I'm writing a lot about the mythology surrounding intuition, and common sense, and I wanted to expose some of where my own intuitions come from. In particular, it's no secret that I'm borderline ignoramus when it comes to mathematics. I've been working hard in recent months to rectify some of that, but it's mostly been in the course of researching this post so that I can describe in a technical manner how my intuitions intersect with reality and the technical language. I don't need Fourier's Theorem to understand composite wave construction, interference fringes, uncertainty, superposition and so on, but I need Fourier's Theorem to talk about why it makes sense to me without it.
So, I've written a fair bit about this in the past, about things like how waves work, how they combine, how interference works, how harmony works, etc. I've also written a good lot about quantum mechanics, and how the de Broglie relations show symmetry between physical observables.
So, in this post - one of several pinging about my somewhat lepidopteran brain - I'm describing the anatomy of a wave. Previously, I've shown what overlaying sine waves looks like with their structure intact, like this:

This diagram was constructed, of course, for a very specific purpose, namely to show that the periodicity in any regular confluence of wave forms explained harmony. This post will essentially conduct a complete anatomical examination of a wave, and then a population of waves, and then the evolution of waves. It's going to be a pfrankinfrickinwetdreamstein of a com,plete explanation of the universe, including the Big Bang, cosmic inflation, baryon acoustic oscillations in the CMBR, Turing's analysis of the distribution of pigmentation in animal pelts, why Peter Andre is an unmusical, talentless waste of bandwidth, climate change, my the universe is - all at the same time - periodic, random, predictable and chaotic, why guitar pickups hum and where the hum comes from, why photons, and light, and electrons, and charge, and protons and matter and all the whole fucking shitshow is fuck all but waves.
The rubes were all blown away when Max fucking Tegmark said the entire universe was numbers. He was talking shit. He thought that because the universe can be quantified. And why can it be quantified?
Because π.
I know, right? The physics bods and maffs geeks will already see where I'm going, I suspect.
I've done very little about the ubiquitous myth that Einstein "predicted gravitational waves in his 1915 paper on General Relativity", which just ain't true, by a long, long stretch*, so that's my opening gambit, but what I need help with is this.

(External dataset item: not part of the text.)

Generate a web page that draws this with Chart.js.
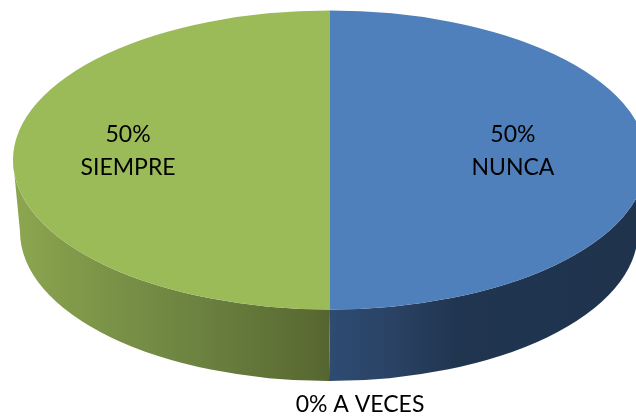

I have oodles of examples of where waves manifest in reality. Where I need help is in identifying areas I haven't come across where waves are a fundamental part of somebody's thinking but in which they might not have made the connection to all the things that waves and wave equations explain. I'm reluctant to make a list of the terrain I'm going to cover because, in my considerable study of what happens to humans when asked to think of an example of something that excludes part of the terrain, the terrain ends up less complete by considerably less than the excluded amount†. If it isn't obvious whether such an explanation might apply, there's a simple question to ask:
Is this a distributed process?
If there's a distributed process you can understand, it can best be modelled as waves.
If it looks necessary, I'll ask for strict moderation. This shouldn't be a remotely contentious topic, and it's aimed primarily at extending my understanding so that I can extend that understanding to my meagre but dedicated readership. Please respect the intent. PM me if you have objections, or start a peanut gallery thread if you think it should be public, though I won't be drawn in public into answers that might influence people's thoughts.
*there have been a couple of really good books about fake knowledge released in the last few years; Fake History, by Otto English, is truly excellent, and especially explodes many of the myths about 'Tommy spirit' and all the WWII hurrah camaraderie bullshit that drives a lot of the Brexit narrative. There are other examples. Among the many ideas for a book I've toyed with over the years since it became clear that my original idea was going to be a problem was one entitled 'Fake Science: Things Everybody Knows About Science That Just Ain't True', but it was too big, so I tried to trim it, and got down to 'Fake Physics:...'. Eventually I got down to 'Fake Einstein:...' and it was still a colossal undertaking. I still might take some iteration of this on one day, but my focus is elsewhere for the moment.
† I'd be happy to answer any questions here by PM. I tried something like this elsewhere recently on a forum run by a former member here, and the response just made me feel like I was trying to sneak up somebody's scrotum, or that I had some trollish motivation. I'm hoping my motivations are understood sufficiently here at least to avoid that sort of thing, but PM me and I'll answer any pertinent questions as long as it doesn't impact the responses. This is a principle garnered over many years of research into human behaviour, and in particular study on human reactions to cognitive stimuli‡. If anybody has doubts, ask about me. I'm serious, and this neither a trivial question nor a trivial undertaking. I'm really trying to learn as much as I can to do the best job I can at presenting it. I'm still truly aiming at finishing a book, if it kills me.
‡some members may remember my button experiment, wherein I had an image in my signature with a big red button and the caption 'do not push this big red button' and how many clicks it registered in a very short space of time.